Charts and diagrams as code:
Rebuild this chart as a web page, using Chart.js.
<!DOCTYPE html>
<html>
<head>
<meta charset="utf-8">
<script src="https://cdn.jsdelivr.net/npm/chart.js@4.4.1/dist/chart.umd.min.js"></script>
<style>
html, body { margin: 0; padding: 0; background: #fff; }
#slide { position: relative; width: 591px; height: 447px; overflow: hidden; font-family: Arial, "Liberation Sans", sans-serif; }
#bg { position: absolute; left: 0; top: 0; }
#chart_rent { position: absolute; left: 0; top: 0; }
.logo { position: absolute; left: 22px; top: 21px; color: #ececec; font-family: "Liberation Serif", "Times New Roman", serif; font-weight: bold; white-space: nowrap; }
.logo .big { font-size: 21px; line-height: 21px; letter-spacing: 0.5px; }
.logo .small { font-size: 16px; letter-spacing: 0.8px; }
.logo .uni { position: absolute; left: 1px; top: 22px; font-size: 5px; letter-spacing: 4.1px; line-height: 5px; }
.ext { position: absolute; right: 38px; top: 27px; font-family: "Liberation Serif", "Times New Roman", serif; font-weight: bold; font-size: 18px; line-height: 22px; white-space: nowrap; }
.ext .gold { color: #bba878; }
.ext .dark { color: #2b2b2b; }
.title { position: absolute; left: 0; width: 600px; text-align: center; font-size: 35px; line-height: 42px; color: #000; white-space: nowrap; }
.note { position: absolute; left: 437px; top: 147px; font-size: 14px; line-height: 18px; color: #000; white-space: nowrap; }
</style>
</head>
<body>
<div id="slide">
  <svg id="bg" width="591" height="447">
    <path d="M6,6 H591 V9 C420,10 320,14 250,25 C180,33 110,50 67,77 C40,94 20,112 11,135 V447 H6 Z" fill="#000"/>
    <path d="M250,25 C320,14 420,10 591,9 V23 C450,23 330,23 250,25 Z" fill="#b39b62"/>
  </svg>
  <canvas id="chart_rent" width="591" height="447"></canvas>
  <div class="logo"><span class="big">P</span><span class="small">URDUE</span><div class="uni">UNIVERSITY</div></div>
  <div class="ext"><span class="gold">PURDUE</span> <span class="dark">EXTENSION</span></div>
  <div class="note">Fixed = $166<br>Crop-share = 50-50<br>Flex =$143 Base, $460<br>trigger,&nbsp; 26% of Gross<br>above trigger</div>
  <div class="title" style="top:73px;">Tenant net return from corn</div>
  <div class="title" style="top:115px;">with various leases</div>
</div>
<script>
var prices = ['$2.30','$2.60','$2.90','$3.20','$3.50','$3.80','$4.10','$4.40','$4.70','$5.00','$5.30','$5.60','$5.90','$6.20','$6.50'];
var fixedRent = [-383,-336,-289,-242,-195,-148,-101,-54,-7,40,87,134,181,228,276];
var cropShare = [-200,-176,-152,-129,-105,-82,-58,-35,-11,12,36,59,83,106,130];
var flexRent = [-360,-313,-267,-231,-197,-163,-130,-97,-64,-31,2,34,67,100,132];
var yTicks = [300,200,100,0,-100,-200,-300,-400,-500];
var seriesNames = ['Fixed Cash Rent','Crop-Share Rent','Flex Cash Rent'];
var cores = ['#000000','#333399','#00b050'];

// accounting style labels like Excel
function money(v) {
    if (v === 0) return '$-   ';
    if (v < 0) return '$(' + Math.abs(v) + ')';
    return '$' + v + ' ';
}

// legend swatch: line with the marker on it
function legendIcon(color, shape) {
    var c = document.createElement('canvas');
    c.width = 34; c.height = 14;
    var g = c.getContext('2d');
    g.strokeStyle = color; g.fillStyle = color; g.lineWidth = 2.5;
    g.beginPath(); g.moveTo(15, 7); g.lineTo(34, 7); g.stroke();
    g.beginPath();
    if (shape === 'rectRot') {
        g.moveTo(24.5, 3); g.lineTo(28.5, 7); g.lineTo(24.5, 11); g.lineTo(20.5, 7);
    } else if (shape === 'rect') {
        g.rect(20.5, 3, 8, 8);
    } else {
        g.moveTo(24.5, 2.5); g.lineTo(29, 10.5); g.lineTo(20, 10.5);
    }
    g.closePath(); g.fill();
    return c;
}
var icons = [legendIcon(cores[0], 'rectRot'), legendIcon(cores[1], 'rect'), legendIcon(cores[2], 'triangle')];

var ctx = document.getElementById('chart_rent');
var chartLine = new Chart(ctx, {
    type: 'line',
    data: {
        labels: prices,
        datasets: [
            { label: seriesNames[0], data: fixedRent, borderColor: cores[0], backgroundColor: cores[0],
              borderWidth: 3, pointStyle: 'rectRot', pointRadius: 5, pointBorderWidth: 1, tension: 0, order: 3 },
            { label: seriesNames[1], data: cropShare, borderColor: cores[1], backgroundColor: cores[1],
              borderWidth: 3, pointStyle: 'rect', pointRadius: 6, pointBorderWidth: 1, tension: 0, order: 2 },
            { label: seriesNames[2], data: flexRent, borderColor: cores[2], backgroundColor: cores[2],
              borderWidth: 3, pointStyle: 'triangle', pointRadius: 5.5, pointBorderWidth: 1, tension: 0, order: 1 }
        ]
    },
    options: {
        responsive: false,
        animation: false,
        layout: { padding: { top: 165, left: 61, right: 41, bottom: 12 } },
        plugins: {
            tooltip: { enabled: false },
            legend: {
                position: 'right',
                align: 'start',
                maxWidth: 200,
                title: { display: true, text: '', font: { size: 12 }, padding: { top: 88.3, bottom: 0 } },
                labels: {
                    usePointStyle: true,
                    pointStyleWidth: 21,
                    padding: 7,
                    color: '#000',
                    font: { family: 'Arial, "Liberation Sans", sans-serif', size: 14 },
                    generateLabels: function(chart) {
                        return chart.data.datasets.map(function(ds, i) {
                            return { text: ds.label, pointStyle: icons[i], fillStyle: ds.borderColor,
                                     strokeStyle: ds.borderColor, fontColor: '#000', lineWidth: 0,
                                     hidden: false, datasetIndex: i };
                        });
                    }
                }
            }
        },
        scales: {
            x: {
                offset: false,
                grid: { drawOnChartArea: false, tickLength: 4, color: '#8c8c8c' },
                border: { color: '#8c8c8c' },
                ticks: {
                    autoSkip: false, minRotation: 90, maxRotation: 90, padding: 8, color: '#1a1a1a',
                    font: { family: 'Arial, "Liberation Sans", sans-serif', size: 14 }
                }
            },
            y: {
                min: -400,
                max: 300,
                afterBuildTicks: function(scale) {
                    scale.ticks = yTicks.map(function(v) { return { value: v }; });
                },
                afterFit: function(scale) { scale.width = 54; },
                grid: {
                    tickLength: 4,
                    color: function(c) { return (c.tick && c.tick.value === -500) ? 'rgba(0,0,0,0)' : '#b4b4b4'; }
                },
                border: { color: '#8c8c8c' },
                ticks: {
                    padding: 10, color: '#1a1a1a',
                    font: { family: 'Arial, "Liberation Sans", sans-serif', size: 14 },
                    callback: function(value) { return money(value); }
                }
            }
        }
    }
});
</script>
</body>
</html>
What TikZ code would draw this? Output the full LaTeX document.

= OBJECTIVE =
Using the data above, output each line exactly.

= PROBLEM SOLUTION =
Rebuild this chart as a web page, using Chart.js.
<!DOCTYPE html>
<html>
<head>
<meta charset="utf-8">
<script src="https://cdn.jsdelivr.net/npm/chart.js@4.4.1/dist/chart.umd.min.js"></script>
<style>
html, body { margin: 0; padding: 0; background: #fff; }
#slide { position: relative; width: 591px; height: 447px; overflow: hidden; font-family: Arial, "Liberation Sans", sans-serif; }
#bg { position: absolute; left: 0; top: 0; }
#chart_rent { position: absolute; left: 0; top: 0; }
.logo { position: absolute; left: 22px; top: 21px; color: #ececec; font-family: "Liberation Serif", "Times New Roman", serif; font-weight: bold; white-space: nowrap; }
.logo .big { font-size: 21px; line-height: 21px; letter-spacing: 0.5px; }
.logo .small { font-size: 16px; letter-spacing: 0.8px; }
.logo .uni { position: absolute; left: 1px; top: 22px; font-size: 5px; letter-spacing: 4.1px; line-height: 5px; }
.ext { position: absolute; right: 38px; top: 27px; font-family: "Liberation Serif", "Times New Roman", serif; font-weight: bold; font-size: 18px; line-height: 22px; white-space: nowrap; }
.ext .gold { color: #bba878; }
.ext .dark { color: #2b2b2b; }
.title { position: absolute; left: 0; width: 600px; text-align: center; font-size: 35px; line-height: 42px; color: #000; white-space: nowrap; }
.note { position: absolute; left: 437px; top: 147px; font-size: 14px; line-height: 18px; color: #000; white-space: nowrap; }
</style>
</head>
<body>
<div id="slide">
  <svg id="bg" width="591" height="447">
    <path d="M6,6 H591 V9 C420,10 320,14 250,25 C180,33 110,50 67,77 C40,94 20,112 11,135 V447 H6 Z" fill="#000"/>
    <path d="M250,25 C320,14 420,10 591,9 V23 C450,23 330,23 250,25 Z" fill="#b39b62"/>
  </svg>
  <canvas id="chart_rent" width="591" height="447"></canvas>
  <div class="logo"><span class="big">P</span><span class="small">URDUE</span><div class="uni">UNIVERSITY</div></div>
  <div class="ext"><span class="gold">PURDUE</span> <span class="dark">EXTENSION</span></div>
  <div class="note">Fixed = $166<br>Crop-share = 50-50<br>Flex =$143 Base, $460<br>trigger,&nbsp; 26% of Gross<br>above trigger</div>
  <div class="title" style="top:73px;">Tenant net return from corn</div>
  <div class="title" style="top:115px;">with various leases</div>
</div>
<script>
var prices = ['$2.30','$2.60','$2.90','$3.20','$3.50','$3.80','$4.10','$4.40','$4.70','$5.00','$5.30','$5.60','$5.90','$6.20','$6.50'];
var fixedRent = [-383,-336,-289,-242,-195,-148,-101,-54,-7,40,87,134,181,228,276];
var cropShare = [-200,-176,-152,-129,-105,-82,-58,-35,-11,12,36,59,83,106,130];
var flexRent = [-360,-313,-267,-231,-197,-163,-130,-97,-64,-31,2,34,67,100,132];
var yTicks = [300,200,100,0,-100,-200,-300,-400,-500];
var seriesNames = ['Fixed Cash Rent','Crop-Share Rent','Flex Cash Rent'];
var cores = ['#000000','#333399','#00b050'];

// accounting style labels like Excel
function money(v) {
    if (v === 0) return '$-   ';
    if (v < 0) return '$(' + Math.abs(v) + ')';
    return '$' + v + ' ';
}

// legend swatch: line with the marker on it
function legendIcon(color, shape) {
    var c = document.createElement('canvas');
    c.width = 34; c.height = 14;
    var g = c.getContext('2d');
    g.strokeStyle = color; g.fillStyle = color; g.lineWidth = 2.5;
    g.beginPath(); g.moveTo(15, 7); g.lineTo(34, 7); g.stroke();
    g.beginPath();
    if (shape === 'rectRot') {
        g.moveTo(24.5, 3); g.lineTo(28.5, 7); g.lineTo(24.5, 11); g.lineTo(20.5, 7);
    } else if (shape === 'rect') {
        g.rect(20.5, 3, 8, 8);
    } else {
        g.moveTo(24.5, 2.5); g.lineTo(29, 10.5); g.lineTo(20, 10.5);
    }
    g.closePath(); g.fill();
    return c;
}
var icons = [legendIcon(cores[0], 'rectRot'), legendIcon(cores[1], 'rect'), legendIcon(cores[2], 'triangle')];

var ctx = document.getElementById('chart_rent');
var chartLine = new Chart(ctx, {
    type: 'line',
    data: {
        labels: prices,
        datasets: [
            { label: seriesNames[0], data: fixedRent, borderColor: cores[0], backgroundColor: cores[0],
              borderWidth: 3, pointStyle: 'rectRot', pointRadius: 5, pointBorderWidth: 1, tension: 0, order: 3 },
            { label: seriesNames[1], data: cropShare, borderColor: cores[1], backgroundColor: cores[1],
              borderWidth: 3, pointStyle: 'rect', pointRadius: 6, pointBorderWidth: 1, tension: 0, order: 2 },
            { label: seriesNames[2], data: flexRent, borderColor: cores[2], backgroundColor: cores[2],
              borderWidth: 3, pointStyle: 'triangle', pointRadius: 5.5, pointBorderWidth: 1, tension: 0, order: 1 }
        ]
    },
    options: {
        responsive: false,
        animation: false,
        layout: { padding: { top: 165, left: 61, right: 41, bottom: 12 } },
        plugins: {
            tooltip: { enabled: false },
            legend: {
                position: 'right',
                align: 'start',
                maxWidth: 200,
                title: { display: true, text: '', font: { size: 12 }, padding: { top: 88.3, bottom: 0 } },
                labels: {
                    usePointStyle: true,
                    pointStyleWidth: 21,
                    padding: 7,
                    color: '#000',
                    font: { family: 'Arial, "Liberation Sans", sans-serif', size: 14 },
                    generateLabels: function(chart) {
                        return chart.data.datasets.map(function(ds, i) {
                            return { text: ds.label, pointStyle: icons[i], fillStyle: ds.borderColor,
                                     strokeStyle: ds.borderColor, fontColor: '#000', lineWidth: 0,
                                     hidden: false, datasetIndex: i };
                        });
                    }
                }
            }
        },
        scales: {
            x: {
                offset: false,
                grid: { drawOnChartArea: false, tickLength: 4, color: '#8c8c8c' },
                border: { color: '#8c8c8c' },
                ticks: {
                    autoSkip: false, minRotation: 90, maxRotation: 90, padding: 8, color: '#1a1a1a',
                    font: { family: 'Arial, "Liberation Sans", sans-serif', size: 14 }
                }
            },
            y: {
                min: -400,
                max: 300,
                afterBuildTicks: function(scale) {
                    scale.ticks = yTicks.map(function(v) { return { value: v }; });
                },
                afterFit: function(scale) { scale.width = 54; },
                grid: {
                    tickLength: 4,
                    color: function(c) { return (c.tick && c.tick.value === -500) ? 'rgba(0,0,0,0)' : '#b4b4b4'; }
                },
                border: { color: '#8c8c8c' },
                ticks: {
                    padding: 10, color: '#1a1a1a',
                    font: { family: 'Arial, "Liberation Sans", sans-serif', size: 14 },
                    callback: function(value) { return money(value); }
                }
            }
        }
    }
});
</script>
</body>
</html>
What TikZ code would draw this? Output the full LaTeX document.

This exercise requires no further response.